Seminar

The Right Amount of Trust

Luigi Guiso (European University Institute and EIEF)

May 14, 2009, 14:30–16:00

Toulouse

Room MF 323

BEE Seminar

Abstract

A vast literature has investigated the relationship between trust and aggregate economic performance. We investigate the relationship between individual trust and individual economic performance. We find that individual income is hump shaped in a continuous measure of trust beliefs. We show that heterogeneity of trust beliefs in the population, coupled with the tendency of individuals to extrapolate beliefs about others from one's own level of trustworthiness, could generate the non-monotonic relationship between trust and income. Highly trustworthy individuals think others are like them and tend to form beliefs that are too optimistic, causing them to assume too much social risk, to be cheated more often and ultimately perform less well than those who happen to have a trustworthiness close to the mean of the population. On the other hand, the low-trustworthiness types form beliefs that are too conservative and thereby avoid being cheated, but give up profitable opportunities too often, and, consequently, perform below average.
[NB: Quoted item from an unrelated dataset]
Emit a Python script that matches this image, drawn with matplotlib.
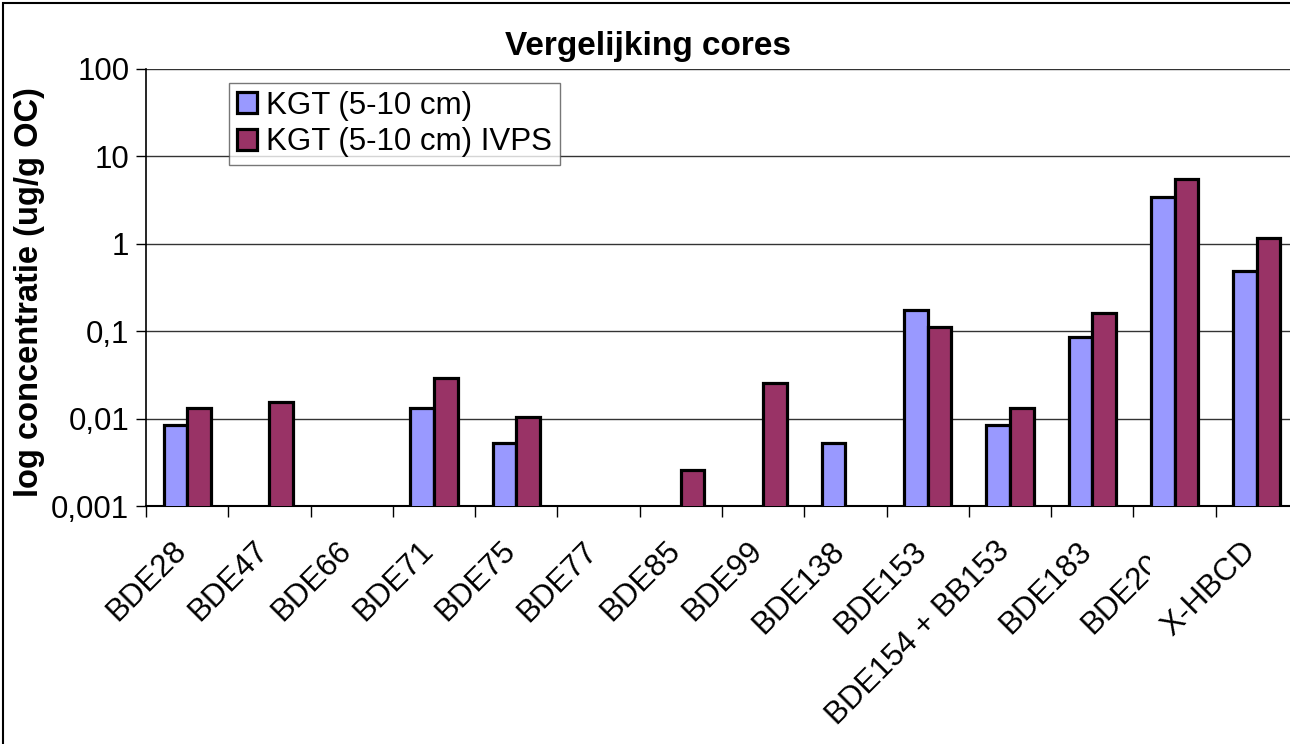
import numpy as np
import matplotlib.pyplot as plt
from matplotlib.patches import Rectangle
from matplotlib.transforms import Bbox

categories = ["BDE28", "BDE47", "BDE66", "BDE71", "BDE75", "BDE77", "BDE85",
              "BDE99", "BDE138", "BDE153", "BDE154 + BB153", "BDE183",
              "BDE209", "X-HBCD"]
kgt = [0.0085, np.nan, np.nan, 0.0132, 0.0052, np.nan, np.nan,
       np.nan, 0.0052, 0.174, 0.0085, 0.085, 3.43, 0.49]
kgt_ivps = [0.0132, 0.0155, np.nan, 0.029, 0.0104, np.nan, 0.0026,
            0.0256, np.nan, 0.112, 0.0132, 0.162, 5.5, 1.17]
yticks = [0.001, 0.01, 0.1, 1, 10, 100]
ytick_labels = ["0,001", "0,01", "0,1", "1", "10", "100"]

plt.rcParams['font.family'] = ['Liberation Sans', 'DejaVu Sans']

W, H = 1290, 744
fig = plt.figure(figsize=(W / 100, H / 100), dpi=100)

# chart border (partly off the image, as in the reference)
fig.patches.append(Rectangle((3 / W, -0.1), 1.2, 1 - 3 / H + 0.1,
                             transform=fig.transFigure, fill=False,
                             edgecolor='black', lw=1.5))

ax = fig.add_axes([146 / W, 1 - 506 / H, 1152 / W, 437 / H])

n = len(categories)
x = np.arange(n) + 0.5
w = 1 / 3.5
ax.bar(x - w / 2, kgt, w, color='#9999ff', edgecolor='black', lw=2.3,
       label="KGT (5-10 cm)", zorder=3)
ax.bar(x + w / 2, kgt_ivps, w, color='#993366', edgecolor='black', lw=2.3,
       label="KGT (5-10 cm) IVPS", zorder=3)

ax.set_yscale('log')
ax.set_ylim(0.001, 100)
ax.set_xlim(0, n)
ax.set_yticks(yticks)
ax.set_yticklabels(ytick_labels, fontsize=22.5)
ax.yaxis.set_minor_locator(plt.NullLocator())
ax.tick_params(axis='y', length=7, width=1, pad=5)

ax.set_xticks(np.arange(n + 1))
ax.set_xticklabels([])
ax.tick_params(axis='x', which='major', length=8, width=1, direction='out')

# rotated category labels
for i, (xi, lab) in enumerate(zip(x, categories)):
    t = ax.annotate(lab, xy=(xi, 0), xycoords=('data', 'axes fraction'),
                    xytext=(-11.5, -21.6), textcoords='offset points',
                    rotation=45, ha='right', va='top',
                    rotation_mode='anchor', fontsize=22.5,
                    annotation_clip=False)
    if lab == "BDE209":
        # this label is cut off in the original
        t.set_clip_on(True)
        t.set_clip_box(Bbox([[0, 0], [1150, H]]))

ax.grid(axis='y', color='#333333', lw=1, zorder=0)
for s in ['top', 'right']:
    ax.spines[s].set_visible(False)
ax.spines['left'].set_linewidth(1.2)
ax.spines['bottom'].set_linewidth(1.5)

fig.text(30 / W, 1 - 292 / H, "log concentratie (ug/g OC)", rotation=90,
         ha='center', va='center', fontsize=23.5, fontweight='bold')
fig.text(648 / W, 1 - 47 / H, "Vergelijking cores", ha='center',
         va='center', fontsize=24, fontweight='bold')

leg = ax.legend(loc='upper left', bbox_to_anchor=((229 - 146) / 1152,
                                                   1 - (83 - 69) / 437),
                fontsize=22.5, frameon=True, fancybox=False, borderpad=0.25,
                labelspacing=0.2, handlelength=0.65, handleheight=0.65,
                handletextpad=0.3, borderaxespad=0)
leg.get_frame().set_edgecolor('#555555')
leg.get_frame().set_linewidth(1)

fig.savefig("out.png", dpi=100)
Using the European Social Survey, we find that people who trust more are cheated more often by banks, when purchasing goods second hand, when relying on the services of a plumber or a mechanic and when buying food. We complement the survey evidence with experimental evidence showing that own trustworthiness and expectations of others' trustworthiness in a trust game are strongly correlated and that this correlation does not vanish when the game is repeated many times.